The decline that set in with Royal Scam accelerates on this album. There are some good songs and some on which the boys seem to be merely going through the motions. A song about a premixed cocktail called "Black Cow" is one of the latter group. The beat is tremendous as usual, but the solos are short and the lyrics are banal. It could be a parody of a Steely Dan song: all the usual ingredients but minus the spark. This dismal showing continues with Aja that bogs down in its own seriousness and a flailing sax solo. Who would have thought redemption would come in a song about football? But with the Dan, you can never tell. Singing about pigskin gets their juices flowing again. This song has a haunting bittersweet feel that harks back to their glory days thanks to Fagen's heartfelt singing.
Peg is another of the seeming Dan parodies. With Home At Last they are back on solid ground again. Great piano solo from Mister Victor Feldman and Fagen sings with feeling in this poignant condensation of the Odyssey, as well as supplying a wailing synthesizer solo. Not to mention the obligatory searing guitar solo from Larry Carlton. I Got The News is another of those going through the motions numbers. It's not downright bad, merely mediocre. The album ends on a high-energy number with Josie which has high pitched slashing rhythm guitar and Fagen again singing with feeling.
The mix is good.
An album better not made. By now, the boys are really out of ideas. Creative well dried out by the "Santa Ana" winds of which the chorus sings in the opening cut? Even recording part of the song back in "Gotham" did not help. Only one good song, Hey Nineteen. We're waxing nostalgic about our old schooldays again.

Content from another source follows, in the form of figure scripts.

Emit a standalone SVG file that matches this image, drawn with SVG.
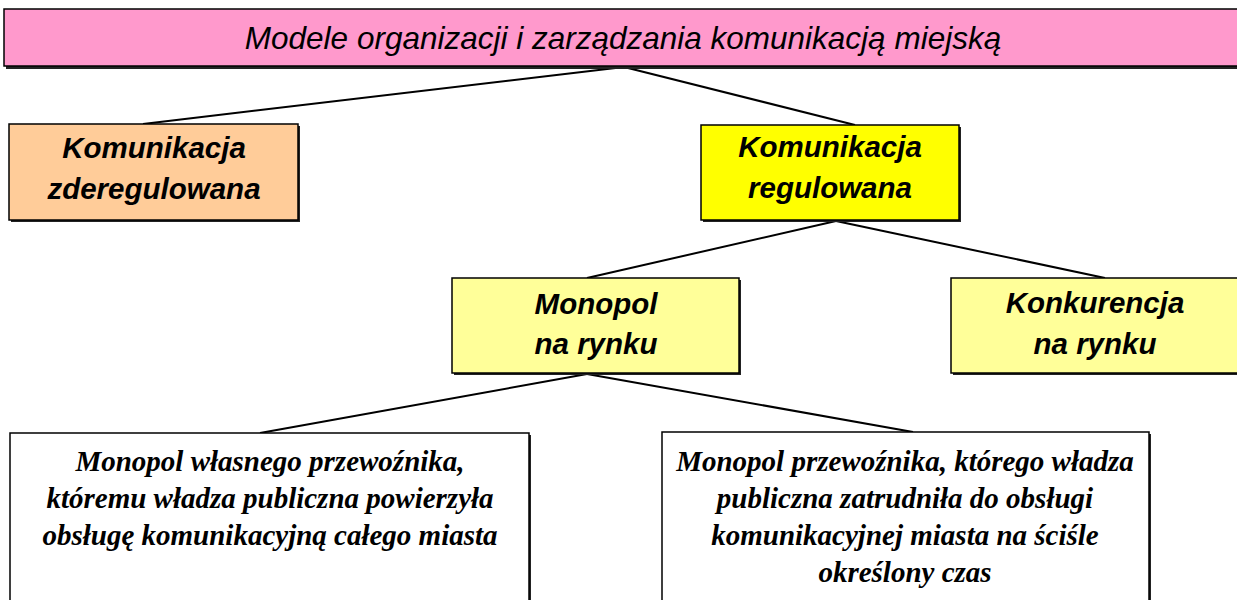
<svg xmlns="http://www.w3.org/2000/svg" width="1237" height="600" viewBox="0 0 1237 600">
<style>
.box{stroke:#000;stroke-width:1.5}
.sh{fill:#222}
.t1{font-family:"Liberation Sans",Arial,sans-serif;font-style:italic;font-size:31.5px;fill:#000;text-anchor:middle}
.t2{font-family:"Liberation Sans",Arial,sans-serif;font-style:italic;font-weight:bold;font-size:29.5px;fill:#000;text-anchor:middle}
.t3{font-family:"Liberation Serif","Times New Roman",serif;font-style:italic;font-weight:bold;font-size:29px;fill:#000;text-anchor:middle}
.c{stroke:#000;stroke-width:2;fill:none}
</style>
<rect width="1237" height="600" fill="#fff"/>
<g id="connectors">
<line class="c" x1="624" y1="67" x2="143" y2="124"/>
<line class="c" x1="624" y1="67" x2="855" y2="125"/>
<line class="c" x1="836" y1="221" x2="587" y2="278"/>
<line class="c" x1="836" y1="221" x2="1105" y2="278"/>
<line class="c" x1="587" y1="374" x2="260" y2="433"/>
<line class="c" x1="587" y1="374" x2="913" y2="432"/>
</g>
<g id="root">
<rect class="sh" x="6" y="11" width="1240" height="58"/>
<rect class="box" x="4" y="9" width="1240" height="57" fill="#FF99CC"/>
<text class="t1" x="623" y="49">Modele organizacji i zarządzania komunikacją miejską</text>
</g>
<g id="deregulated">
<rect class="sh" x="11" y="126" width="289" height="96"/>
<rect class="box" x="9" y="124" width="289" height="96" fill="#FFCC99"/>
<text class="t2" x="154" y="158">Komunikacja</text>
<text class="t2" x="154" y="199">zderegulowana</text>
</g>
<g id="regulated">
<rect class="sh" x="703" y="127" width="258" height="95"/>
<rect class="box" x="701" y="125" width="258" height="95" fill="#FFFF00"/>
<text class="t2" x="830" y="157">Komunikacja</text>
<text class="t2" x="830" y="198">regulowana</text>
</g>
<g id="monopoly">
<rect class="sh" x="454" y="280" width="287" height="95"/>
<rect class="box" x="452" y="278" width="287" height="95" fill="#FFFF99"/>
<text class="t2" x="596" y="314">Monopol</text>
<text class="t2" x="596" y="354">na rynku</text>
</g>
<g id="competition">
<rect class="sh" x="953" y="280" width="290" height="95"/>
<rect class="box" x="951" y="278" width="290" height="95" fill="#FFFF99"/>
<text class="t2" x="1095" y="313">Konkurencja</text>
<text class="t2" x="1095" y="354">na rynku</text>
</g>
<g id="own-operator">
<rect class="sh" x="12" y="435" width="519" height="180"/>
<rect class="box" x="10" y="433" width="519" height="180" fill="#FFFFFF"/>
<text class="t3" x="270" y="471">Monopol własnego przewoźnika,</text>
<text class="t3" x="270" y="508">któremu władza publiczna powierzyła</text>
<text class="t3" x="270" y="545">obsługę komunikacyjną całego miasta</text>
</g>
<g id="hired-operator">
<rect class="sh" x="664" y="434" width="487" height="180"/>
<rect class="box" x="662" y="432" width="487" height="180" fill="#FFFFFF"/>
<text class="t3" x="905" y="471">Monopol przewoźnika, którego władza</text>
<text class="t3" x="905" y="508">publiczna zatrudniła do obsługi</text>
<text class="t3" x="905" y="545">komunikacyjnej miasta na ściśle</text>
<text class="t3" x="905" y="582">określony czas</text>
</g>
</svg>
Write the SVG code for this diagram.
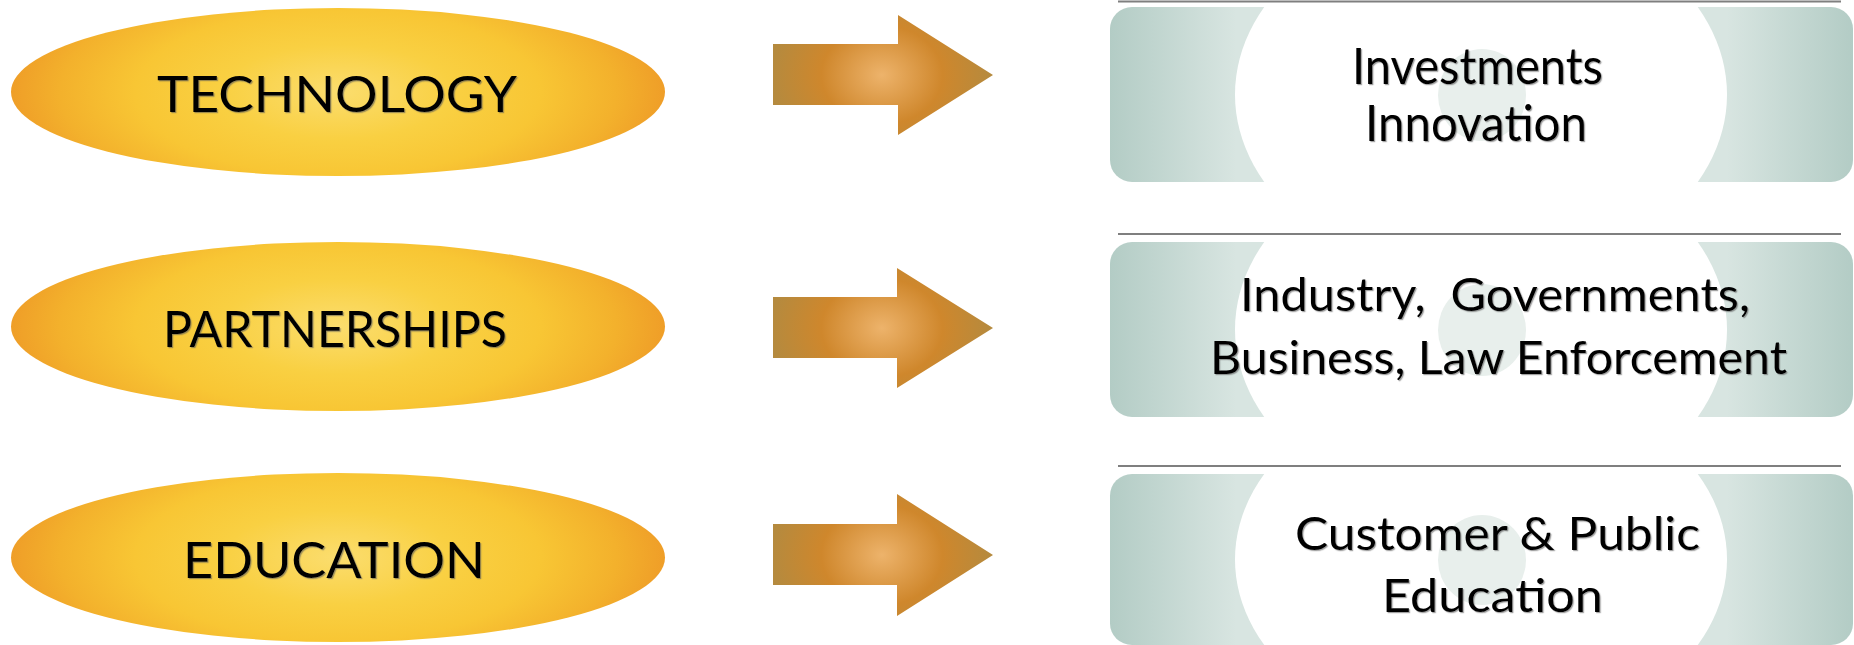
<svg xmlns="http://www.w3.org/2000/svg" width="1854" height="645" viewBox="0 0 1854 645">
<style>
.lbl{font-family:Lato,"Open Sans","Liberation Sans",sans-serif;fill:#000;filter:url(#tshadow);}
.oval{fill:url(#ovalGrad);}
.arrow{fill:url(#arrowGrad);}
.sep{stroke:#7f7f7f;stroke-width:2;fill:none;}
</style>
<defs>
<radialGradient id="ovalGrad" cx="0.5" cy="0.5" r="0.5" gradientTransform="translate(0.5 0.5) scale(1 1.6) translate(-0.5 -0.5)">
<stop offset="0" stop-color="#fbdd6e"/>
<stop offset="0.35" stop-color="#f9d042"/>
<stop offset="0.62" stop-color="#f8c634"/>
<stop offset="0.85" stop-color="#f3b12c"/>
<stop offset="1" stop-color="#ef9e28"/>
</radialGradient>
<radialGradient id="arrowGrad" cx="0.495" cy="0.5" r="0.5" gradientTransform="translate(0.495 0.5) scale(1 1.5) translate(-0.495 -0.5)">
<stop offset="0" stop-color="#edb36b"/>
<stop offset="0.55" stop-color="#cf872c"/>
<stop offset="1" stop-color="#b58a3e"/>
</radialGradient>
<linearGradient id="boxGrad" x1="0" y1="0" x2="1" y2="0">
<stop offset="0" stop-color="#b3ccc5"/>
<stop offset="0.17" stop-color="#d8e5e1"/>
<stop offset="0.83" stop-color="#d8e5e1"/>
<stop offset="1" stop-color="#b3ccc5"/>
</linearGradient>
<clipPath id="boxClip">
<rect x="0" y="0" width="743" height="175" rx="22" ry="22"/>
</clipPath>
<g id="boxShape">
<rect x="0" y="0" width="743" height="175" rx="22" ry="22" fill="url(#boxGrad)"/>
<ellipse cx="371" cy="87.5" rx="246" ry="185" fill="#ffffff" clip-path="url(#boxClip)"/>
<ellipse cx="372" cy="88" rx="44" ry="46" fill="#e8efec"/>
</g>
<filter id="tshadow" x="-5%" y="-20%" width="110%" height="140%">
<feDropShadow dx="1.2" dy="1.2" stdDeviation="0.4" flood-color="#555" flood-opacity="0.55"/>
</filter>
</defs>

<g id="connectors">
<path id="arrow1" class="arrow" d="M773,44 H898 V15 L993,75 L898,135 V105 H773 Z"/>
<path id="arrow2" class="arrow" d="M773,297 H897 V268 L993,328 L897,388 V358 H773 Z"/>
<path id="arrow3" class="arrow" d="M773,524 H897 V494 L993,555 L897,616 V585 H773 Z"/>
</g>

<g id="separators">
<line class="sep" x1="1118" y1="1.5" x2="1841" y2="1.5"/>
<line class="sep" x1="1118" y1="234" x2="1841" y2="234"/>
<line class="sep" x1="1118" y1="466" x2="1841" y2="466"/>
</g>

<g id="technology">
<ellipse class="oval" cx="338" cy="92" rx="327" ry="84"/>
<text class="lbl" x="337" y="112" font-size="51" text-anchor="middle" textLength="360" lengthAdjust="spacingAndGlyphs">TECHNOLOGY</text>
</g>
<g id="partnerships">
<ellipse class="oval" cx="338" cy="326.5" rx="327" ry="84.5"/>
<text class="lbl" x="335" y="347" font-size="51" text-anchor="middle" textLength="344" lengthAdjust="spacingAndGlyphs">PARTNERSHIPS</text>
</g>
<g id="education">
<ellipse class="oval" cx="338" cy="557.5" rx="327" ry="84.5"/>
<text class="lbl" x="334" y="578" font-size="51" text-anchor="middle" textLength="302" lengthAdjust="spacingAndGlyphs">EDUCATION</text>
</g>

<g id="box-investments">
<use href="#boxShape" transform="translate(1110,7)"/>
<text class="lbl" x="1477.5" y="84" font-size="50" text-anchor="middle" textLength="251" lengthAdjust="spacingAndGlyphs">Investments</text>
<text class="lbl" x="1476" y="141" font-size="50" text-anchor="middle" textLength="222" lengthAdjust="spacingAndGlyphs">Innovation</text>
</g>
<g id="box-partners">
<use href="#boxShape" transform="translate(1110,242)"/>
<text class="lbl" x="1495" y="311" font-size="47" text-anchor="middle" textLength="510" lengthAdjust="spacingAndGlyphs" xml:space="preserve">Industry,  Governments,</text>
<text class="lbl" x="1498.5" y="374" font-size="47" text-anchor="middle" textLength="577" lengthAdjust="spacingAndGlyphs">Business, Law Enforcement</text>
</g>
<g id="box-customer">
<use href="#boxShape" transform="translate(1110,474) scale(1,0.977)"/>
<text class="lbl" x="1497.5" y="550" font-size="47" text-anchor="middle" textLength="405" lengthAdjust="spacingAndGlyphs">Customer &amp; Public</text>
<text class="lbl" x="1492.5" y="612" font-size="47" text-anchor="middle" textLength="221" lengthAdjust="spacingAndGlyphs">Education</text>
</g>
</svg>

After the Dan mercifully broke up after the Gaucho debacle, Fagen went on to record this solo album showing that one half at least of the founding duo had not lost his creative spark or his quirkiness. How many rockers would get it into their heads to sing about the International Geophysical Year? It is as if the Dan had been resurrected (they have, in fact, reformed). What a great album. All the usual suspects are present: Jeff Porcaro on drums, Larry Carlton on guitar etc. Fagen is completely re-energized and having the time of his life. On the surface the album is sunny, optimistic and carefree but you just know that when Fagen sings "What a glorious time to be free", he's just being the same sarcastic cynical SOB he's ever been.
There is a Mo-Fi version of this album, which you should avoid like the plague (too much bass). Stick with Bob Ludwig's version on the commercial release.